By Laura Smith-Spark
WASHINGTON — (CNN) The US government has identified a suspect believed to have been involved in the planning of ISIS attacks that rocked the French capital a year ago and Brussels, Belgium, in March.
Abdelilah Himich, also known as Abu Sulayman al-Faransi, was named in a US State Department statement Tuesday announcing the designation of three men as terrorists.
Himich is a “senior foreign terrorist fighter and external operations figure” for ISIS, according to the statement.
He is accused of creating a “European foreign terrorist fighter cell” in 2015 called the Tariq Ibn Ziyad Battalion that at one time numbered as many as 300 people and has provided operatives for ISIS attacks in Iraq, Syria and elsewhere.
“Himich was also reportedly involved in the planning of ISIL’s November 2015 Paris attacks and March 2016 Brussels attacks,” the statement said, using an alternative acronym for ISIS.
The series of coordinated gun and bomb attacks in Paris last year killed 130 people, 90 of them at a concert at the Bataclan venue and the others at a restaurant, two cafes and a sports stadium.

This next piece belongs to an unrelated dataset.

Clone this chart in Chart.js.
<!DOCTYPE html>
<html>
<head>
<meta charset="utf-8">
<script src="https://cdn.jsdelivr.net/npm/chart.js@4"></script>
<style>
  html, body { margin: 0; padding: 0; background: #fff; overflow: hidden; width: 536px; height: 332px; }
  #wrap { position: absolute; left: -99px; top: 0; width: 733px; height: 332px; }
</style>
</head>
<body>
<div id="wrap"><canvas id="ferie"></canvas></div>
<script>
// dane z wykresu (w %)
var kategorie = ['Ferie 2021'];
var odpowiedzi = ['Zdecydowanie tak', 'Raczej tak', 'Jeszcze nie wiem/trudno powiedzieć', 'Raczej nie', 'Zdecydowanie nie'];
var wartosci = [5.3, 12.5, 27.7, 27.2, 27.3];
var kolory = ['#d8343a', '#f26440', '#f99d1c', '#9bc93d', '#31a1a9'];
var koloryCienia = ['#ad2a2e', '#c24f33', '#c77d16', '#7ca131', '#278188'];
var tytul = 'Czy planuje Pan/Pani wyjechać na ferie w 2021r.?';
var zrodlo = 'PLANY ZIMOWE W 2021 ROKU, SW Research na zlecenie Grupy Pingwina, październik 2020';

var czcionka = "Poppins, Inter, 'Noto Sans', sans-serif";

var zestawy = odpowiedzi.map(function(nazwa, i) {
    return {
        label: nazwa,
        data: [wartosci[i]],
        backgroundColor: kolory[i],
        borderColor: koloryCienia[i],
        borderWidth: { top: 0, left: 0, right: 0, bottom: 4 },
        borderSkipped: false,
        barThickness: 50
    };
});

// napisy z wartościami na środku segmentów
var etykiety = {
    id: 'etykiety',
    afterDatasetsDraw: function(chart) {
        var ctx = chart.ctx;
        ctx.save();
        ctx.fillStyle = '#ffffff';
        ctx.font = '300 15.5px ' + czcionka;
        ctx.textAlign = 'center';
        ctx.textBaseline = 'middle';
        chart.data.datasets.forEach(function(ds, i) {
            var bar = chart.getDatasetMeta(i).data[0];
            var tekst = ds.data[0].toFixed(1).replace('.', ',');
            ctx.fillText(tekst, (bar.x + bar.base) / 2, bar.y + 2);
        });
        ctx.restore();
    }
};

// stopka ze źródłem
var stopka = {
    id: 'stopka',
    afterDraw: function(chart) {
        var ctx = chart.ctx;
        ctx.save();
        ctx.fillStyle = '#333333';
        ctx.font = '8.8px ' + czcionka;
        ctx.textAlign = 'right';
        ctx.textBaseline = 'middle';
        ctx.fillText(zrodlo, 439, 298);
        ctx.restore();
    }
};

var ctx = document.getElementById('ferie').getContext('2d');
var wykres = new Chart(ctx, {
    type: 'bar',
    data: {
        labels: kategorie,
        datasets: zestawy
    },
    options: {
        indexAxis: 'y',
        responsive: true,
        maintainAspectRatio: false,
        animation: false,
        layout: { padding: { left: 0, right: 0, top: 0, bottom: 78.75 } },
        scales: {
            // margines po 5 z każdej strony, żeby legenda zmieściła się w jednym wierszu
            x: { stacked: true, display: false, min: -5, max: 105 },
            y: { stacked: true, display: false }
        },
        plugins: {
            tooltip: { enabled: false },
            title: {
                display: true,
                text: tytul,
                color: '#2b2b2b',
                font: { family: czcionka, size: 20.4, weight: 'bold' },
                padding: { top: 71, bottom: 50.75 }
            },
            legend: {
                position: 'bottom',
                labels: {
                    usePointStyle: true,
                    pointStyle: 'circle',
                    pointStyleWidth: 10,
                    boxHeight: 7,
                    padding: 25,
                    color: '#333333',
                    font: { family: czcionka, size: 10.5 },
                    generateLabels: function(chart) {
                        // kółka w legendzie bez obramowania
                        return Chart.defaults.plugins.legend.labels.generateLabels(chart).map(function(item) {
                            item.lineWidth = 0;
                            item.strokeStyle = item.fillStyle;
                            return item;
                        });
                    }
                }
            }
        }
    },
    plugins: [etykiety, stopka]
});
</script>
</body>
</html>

Events were held this month to commemorate the victims, including a performance by musician Sting to reopen the Bataclan.
A source close to the investigation into the Paris attacks told CNN last year that a surviving concertgoer from the Bataclan told investigators that a gunman asked another of the attackers whether he was going to call an individual called “Souleymane” as the attack was ongoing.

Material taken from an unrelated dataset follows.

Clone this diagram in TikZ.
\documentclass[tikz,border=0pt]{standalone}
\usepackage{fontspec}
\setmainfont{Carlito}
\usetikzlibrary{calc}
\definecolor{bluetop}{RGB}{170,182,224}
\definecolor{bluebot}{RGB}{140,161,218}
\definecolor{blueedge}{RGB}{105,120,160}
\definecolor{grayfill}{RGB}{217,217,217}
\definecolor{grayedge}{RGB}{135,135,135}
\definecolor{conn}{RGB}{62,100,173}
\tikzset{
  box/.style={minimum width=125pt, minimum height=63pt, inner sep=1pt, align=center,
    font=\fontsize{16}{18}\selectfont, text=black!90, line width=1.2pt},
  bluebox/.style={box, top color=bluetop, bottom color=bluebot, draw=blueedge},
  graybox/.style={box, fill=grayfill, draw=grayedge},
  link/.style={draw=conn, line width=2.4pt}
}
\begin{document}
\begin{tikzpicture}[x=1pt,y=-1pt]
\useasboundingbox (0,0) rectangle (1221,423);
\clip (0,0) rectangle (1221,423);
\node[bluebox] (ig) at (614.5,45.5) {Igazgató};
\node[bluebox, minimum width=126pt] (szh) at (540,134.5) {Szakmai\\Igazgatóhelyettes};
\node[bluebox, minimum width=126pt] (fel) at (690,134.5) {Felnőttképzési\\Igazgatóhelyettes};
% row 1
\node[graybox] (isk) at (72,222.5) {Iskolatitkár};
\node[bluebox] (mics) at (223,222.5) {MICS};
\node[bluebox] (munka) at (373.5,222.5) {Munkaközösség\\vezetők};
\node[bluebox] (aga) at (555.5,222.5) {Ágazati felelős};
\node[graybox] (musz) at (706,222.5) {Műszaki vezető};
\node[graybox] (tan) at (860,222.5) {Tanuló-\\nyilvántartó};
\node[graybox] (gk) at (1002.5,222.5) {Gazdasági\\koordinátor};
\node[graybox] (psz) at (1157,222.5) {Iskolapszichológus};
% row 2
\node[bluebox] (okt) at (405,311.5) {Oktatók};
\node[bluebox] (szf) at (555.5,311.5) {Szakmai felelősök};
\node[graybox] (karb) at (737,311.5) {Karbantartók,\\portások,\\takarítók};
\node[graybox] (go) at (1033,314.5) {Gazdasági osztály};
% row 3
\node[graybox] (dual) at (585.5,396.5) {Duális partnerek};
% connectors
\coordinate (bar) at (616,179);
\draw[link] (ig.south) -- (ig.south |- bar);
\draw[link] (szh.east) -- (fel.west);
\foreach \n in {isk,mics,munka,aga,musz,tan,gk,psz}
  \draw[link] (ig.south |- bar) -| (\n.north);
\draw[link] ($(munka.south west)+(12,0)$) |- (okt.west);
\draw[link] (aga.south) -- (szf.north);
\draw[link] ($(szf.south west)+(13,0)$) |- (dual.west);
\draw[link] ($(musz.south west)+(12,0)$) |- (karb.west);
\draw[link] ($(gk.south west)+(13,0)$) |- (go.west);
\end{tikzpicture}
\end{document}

But it’s not known whether this could have been a reference to the alias used by Himrich, or to another ISIS member.
Brussels bombers
Thirty-two people were killed and more than 300 were injured March 22 when three suicide bombers blew themselves up at the Brussels airport and on the city’s metro.
Investigators have long said the Paris and Brussels attacks were planned and carried out by the same ISIS network.
Two suspects in the attacks are in French custody.
A French intelligence source told CNN earlier this month that investigators had identified the suspected coordinator of the Paris and Brussels terror attacks as a man named Oussama Atar, who remains at large.
The other two men designated in the State Department release were Abdullah Ahmed al-Meshedani and Basil Hassan.
The former is described as an ISIS leader “who manages arriving foreign terrorist fighters, handles guesthouses for them, and transports suicide bombers” on behalf of ISIS. He’s also reportedly an adviser to ISIS leader Abu Bakr al-Baghdadi.
Hassan is said to be an “external operations plotter” who in 2013 was accused of shooting Danish author and journalist Lars Hedegaard.
After his arrest in Turkey in 2014, Hassan was released as part of an alleged exchange for 49 hostages held by ISIS, the State Department said, and is believed to have traveled to Syria to join the terror group.